I look at your name and freeze; that you don't know it makes no difference, I freeze all the same. In this frame in my life where nothing moves and everything is a malleable but constant force, where I have control over anything and everything but don't quite need it, where in my own little way, I am the god; you would think that the inherent peace in this place would be more far-reaching than you. Apparently not, though, because that image of your name is burned deep into my mind as my fingers stop moving; knowing that you don't know makes it easier to manage, but not by much; or it really doesn't and I'm fooling myself, that perhaps it's not easier but harder, but for the lack of available data processing in my head, that cannot hit me in the way that it should. And perhaps it's the day where I should choose to tell you or let it go, but even that I cannot muster in myself, because every time I see your name, it elicits the same response, that I cannot do either.
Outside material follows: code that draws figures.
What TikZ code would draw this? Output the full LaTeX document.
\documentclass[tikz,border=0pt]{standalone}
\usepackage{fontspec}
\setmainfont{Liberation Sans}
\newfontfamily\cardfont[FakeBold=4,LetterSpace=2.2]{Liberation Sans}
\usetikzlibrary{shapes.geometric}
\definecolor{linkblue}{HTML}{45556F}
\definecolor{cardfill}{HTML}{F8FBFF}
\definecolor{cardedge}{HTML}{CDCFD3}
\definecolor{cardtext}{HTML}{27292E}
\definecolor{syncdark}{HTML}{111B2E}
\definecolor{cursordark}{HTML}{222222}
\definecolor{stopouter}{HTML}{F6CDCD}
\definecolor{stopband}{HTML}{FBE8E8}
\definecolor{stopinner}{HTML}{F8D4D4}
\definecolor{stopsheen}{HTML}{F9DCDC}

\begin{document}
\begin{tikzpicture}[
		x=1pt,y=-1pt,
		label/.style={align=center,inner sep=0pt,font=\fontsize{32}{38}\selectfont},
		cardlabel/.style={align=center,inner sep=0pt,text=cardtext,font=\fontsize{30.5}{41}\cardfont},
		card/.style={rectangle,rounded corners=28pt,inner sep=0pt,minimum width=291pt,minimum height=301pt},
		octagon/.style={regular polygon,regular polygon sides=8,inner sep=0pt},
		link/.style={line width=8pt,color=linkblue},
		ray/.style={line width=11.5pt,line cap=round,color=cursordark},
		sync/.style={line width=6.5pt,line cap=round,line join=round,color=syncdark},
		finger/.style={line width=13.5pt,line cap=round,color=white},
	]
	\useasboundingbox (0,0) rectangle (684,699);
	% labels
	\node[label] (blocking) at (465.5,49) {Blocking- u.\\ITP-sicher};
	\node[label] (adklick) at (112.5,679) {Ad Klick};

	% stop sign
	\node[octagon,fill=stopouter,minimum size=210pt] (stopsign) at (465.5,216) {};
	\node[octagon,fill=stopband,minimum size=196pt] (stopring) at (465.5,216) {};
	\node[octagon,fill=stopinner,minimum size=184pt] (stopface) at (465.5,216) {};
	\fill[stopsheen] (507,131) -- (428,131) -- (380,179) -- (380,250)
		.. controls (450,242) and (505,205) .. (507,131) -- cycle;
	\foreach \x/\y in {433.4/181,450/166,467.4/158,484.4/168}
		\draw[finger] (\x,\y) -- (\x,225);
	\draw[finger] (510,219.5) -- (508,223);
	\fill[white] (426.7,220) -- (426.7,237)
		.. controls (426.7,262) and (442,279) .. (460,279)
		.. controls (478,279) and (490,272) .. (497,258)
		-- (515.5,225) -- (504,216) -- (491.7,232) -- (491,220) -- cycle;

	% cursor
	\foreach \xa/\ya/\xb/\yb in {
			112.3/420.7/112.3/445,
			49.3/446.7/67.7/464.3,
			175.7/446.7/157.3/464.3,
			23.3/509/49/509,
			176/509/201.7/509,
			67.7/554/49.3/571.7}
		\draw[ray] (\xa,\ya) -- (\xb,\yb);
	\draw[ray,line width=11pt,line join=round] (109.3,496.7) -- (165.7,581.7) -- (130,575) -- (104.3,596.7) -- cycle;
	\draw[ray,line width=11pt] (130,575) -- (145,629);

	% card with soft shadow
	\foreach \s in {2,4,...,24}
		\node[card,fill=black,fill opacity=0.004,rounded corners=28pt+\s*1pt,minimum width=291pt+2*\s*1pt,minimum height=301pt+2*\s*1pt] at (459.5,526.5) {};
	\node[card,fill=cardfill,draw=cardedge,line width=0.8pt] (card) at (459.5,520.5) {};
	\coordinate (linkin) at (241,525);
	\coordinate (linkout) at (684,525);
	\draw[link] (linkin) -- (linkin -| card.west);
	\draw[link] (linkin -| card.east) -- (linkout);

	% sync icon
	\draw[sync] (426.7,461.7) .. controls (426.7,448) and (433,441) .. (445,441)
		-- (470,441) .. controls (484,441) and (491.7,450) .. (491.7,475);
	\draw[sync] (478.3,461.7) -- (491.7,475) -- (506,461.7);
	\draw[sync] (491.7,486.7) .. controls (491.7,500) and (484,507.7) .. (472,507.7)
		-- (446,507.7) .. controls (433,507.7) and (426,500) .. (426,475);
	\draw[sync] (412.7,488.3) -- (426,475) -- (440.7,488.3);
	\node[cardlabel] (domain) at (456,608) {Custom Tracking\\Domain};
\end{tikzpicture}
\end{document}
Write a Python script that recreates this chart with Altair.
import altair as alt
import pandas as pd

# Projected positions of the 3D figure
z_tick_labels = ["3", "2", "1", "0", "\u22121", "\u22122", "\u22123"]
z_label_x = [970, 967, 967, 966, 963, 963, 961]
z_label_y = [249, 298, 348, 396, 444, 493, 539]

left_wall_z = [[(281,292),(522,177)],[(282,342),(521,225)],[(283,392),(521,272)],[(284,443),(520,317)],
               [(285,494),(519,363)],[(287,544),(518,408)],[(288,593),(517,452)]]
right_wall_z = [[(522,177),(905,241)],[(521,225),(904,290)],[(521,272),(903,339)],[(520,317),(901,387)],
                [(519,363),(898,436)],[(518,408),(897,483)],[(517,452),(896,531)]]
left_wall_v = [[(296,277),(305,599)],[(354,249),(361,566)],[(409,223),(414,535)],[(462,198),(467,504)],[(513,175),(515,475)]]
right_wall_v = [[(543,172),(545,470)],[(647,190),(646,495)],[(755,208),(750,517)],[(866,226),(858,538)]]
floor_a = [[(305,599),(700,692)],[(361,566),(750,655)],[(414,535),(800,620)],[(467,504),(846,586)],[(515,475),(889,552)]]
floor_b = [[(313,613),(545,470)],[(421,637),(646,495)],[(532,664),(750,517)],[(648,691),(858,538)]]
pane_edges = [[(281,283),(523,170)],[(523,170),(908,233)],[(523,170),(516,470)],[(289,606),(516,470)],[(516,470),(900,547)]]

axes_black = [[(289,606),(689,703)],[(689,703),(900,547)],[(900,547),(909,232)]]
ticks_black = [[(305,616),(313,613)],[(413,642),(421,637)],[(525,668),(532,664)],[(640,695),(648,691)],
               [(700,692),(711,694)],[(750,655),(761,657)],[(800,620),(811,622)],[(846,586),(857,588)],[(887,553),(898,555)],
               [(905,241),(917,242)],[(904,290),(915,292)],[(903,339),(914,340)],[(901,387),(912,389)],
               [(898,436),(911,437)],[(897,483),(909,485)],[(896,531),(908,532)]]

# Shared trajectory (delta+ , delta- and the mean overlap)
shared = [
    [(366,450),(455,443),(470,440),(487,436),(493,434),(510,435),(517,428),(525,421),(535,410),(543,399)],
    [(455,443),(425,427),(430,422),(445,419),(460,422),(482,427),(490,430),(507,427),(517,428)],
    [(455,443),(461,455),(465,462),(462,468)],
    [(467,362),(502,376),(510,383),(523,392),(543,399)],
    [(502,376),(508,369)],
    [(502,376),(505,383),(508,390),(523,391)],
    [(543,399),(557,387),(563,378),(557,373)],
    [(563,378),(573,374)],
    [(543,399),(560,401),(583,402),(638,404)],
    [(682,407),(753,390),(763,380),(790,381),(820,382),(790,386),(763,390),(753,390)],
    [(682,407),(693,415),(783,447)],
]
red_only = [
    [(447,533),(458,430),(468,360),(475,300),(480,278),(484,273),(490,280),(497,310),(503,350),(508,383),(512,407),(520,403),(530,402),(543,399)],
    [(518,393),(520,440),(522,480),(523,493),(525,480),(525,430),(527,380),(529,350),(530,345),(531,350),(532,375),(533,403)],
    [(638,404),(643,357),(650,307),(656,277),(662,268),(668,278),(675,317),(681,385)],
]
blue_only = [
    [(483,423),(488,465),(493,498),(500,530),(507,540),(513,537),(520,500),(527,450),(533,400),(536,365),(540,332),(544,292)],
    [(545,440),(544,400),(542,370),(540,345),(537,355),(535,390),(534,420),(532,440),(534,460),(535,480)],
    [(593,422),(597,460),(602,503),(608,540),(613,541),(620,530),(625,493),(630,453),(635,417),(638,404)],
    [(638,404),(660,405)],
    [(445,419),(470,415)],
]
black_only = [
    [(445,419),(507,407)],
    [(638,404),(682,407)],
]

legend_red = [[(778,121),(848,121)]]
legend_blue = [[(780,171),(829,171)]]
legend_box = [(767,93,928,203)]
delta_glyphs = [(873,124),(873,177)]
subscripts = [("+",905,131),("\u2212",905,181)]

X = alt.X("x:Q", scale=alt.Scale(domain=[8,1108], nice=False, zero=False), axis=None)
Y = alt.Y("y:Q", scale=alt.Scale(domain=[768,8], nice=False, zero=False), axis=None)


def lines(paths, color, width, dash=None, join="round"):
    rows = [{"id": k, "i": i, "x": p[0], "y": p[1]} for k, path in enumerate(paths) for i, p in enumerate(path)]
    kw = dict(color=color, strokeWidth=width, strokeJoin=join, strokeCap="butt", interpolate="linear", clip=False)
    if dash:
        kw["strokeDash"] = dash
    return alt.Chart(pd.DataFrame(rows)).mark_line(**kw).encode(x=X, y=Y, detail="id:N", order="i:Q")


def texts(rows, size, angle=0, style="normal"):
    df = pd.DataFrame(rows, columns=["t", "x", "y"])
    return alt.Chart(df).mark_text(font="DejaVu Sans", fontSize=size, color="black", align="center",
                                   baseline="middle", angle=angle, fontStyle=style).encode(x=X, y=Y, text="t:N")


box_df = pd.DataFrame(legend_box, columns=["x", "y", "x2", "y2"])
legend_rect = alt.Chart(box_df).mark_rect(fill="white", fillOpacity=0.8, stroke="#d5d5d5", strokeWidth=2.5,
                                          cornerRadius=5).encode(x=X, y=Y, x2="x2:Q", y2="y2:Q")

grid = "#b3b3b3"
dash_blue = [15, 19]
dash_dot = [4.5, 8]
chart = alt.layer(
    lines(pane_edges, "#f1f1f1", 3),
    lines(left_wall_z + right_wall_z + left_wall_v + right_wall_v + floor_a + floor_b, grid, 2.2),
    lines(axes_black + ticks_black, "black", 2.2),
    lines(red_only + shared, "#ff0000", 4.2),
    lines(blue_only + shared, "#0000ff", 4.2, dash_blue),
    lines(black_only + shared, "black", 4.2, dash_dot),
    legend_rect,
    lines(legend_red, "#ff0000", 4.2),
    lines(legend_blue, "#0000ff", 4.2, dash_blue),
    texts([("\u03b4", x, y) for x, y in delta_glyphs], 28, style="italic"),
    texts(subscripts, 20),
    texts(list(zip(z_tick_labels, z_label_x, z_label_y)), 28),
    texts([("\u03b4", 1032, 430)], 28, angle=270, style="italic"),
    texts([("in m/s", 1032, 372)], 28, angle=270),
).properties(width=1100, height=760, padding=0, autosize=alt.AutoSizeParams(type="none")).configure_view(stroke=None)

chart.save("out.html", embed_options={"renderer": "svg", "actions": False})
What, then, is it about you that even your name gets to me, that which is awesome and scary at the same time, which makes me feel alive, but not in a good way, because to die, you must know that you once had life, for that which you do not have cannot be taken away, even if it is just thought because not every man knows that he is alive and not every man thereafter knows that he has died; and that to the extent of that, there exists a part of me that wants to say something but cannot because it makes no sense, and while everything has a positive intention, I cannot quite find that in the moment of telling you, so I don't, but really, why, then, do I keep thinking about it, finding the excuses that are not there, and ultimately just being a complete and utter fuckup?
Perhaps, today, I will make my choice and stick to it, because I can hold this moment for so much longer - the meaning of which takes precedence way more than it should, that this hurt should be my pleasure, that hope is there though ever in the slightest that I should hold onto it dearly - but it's really not worth it and I know that, because for as long as I am an idiot trapped in my own trap, stuck in my own warped mind that has failed to see that it has far passed its boundaries that it has no idea were ever there, that it will continue to rot away to a state that it can live within rather than simultaneously combusting to reveal a new thing not entirely familiar to me.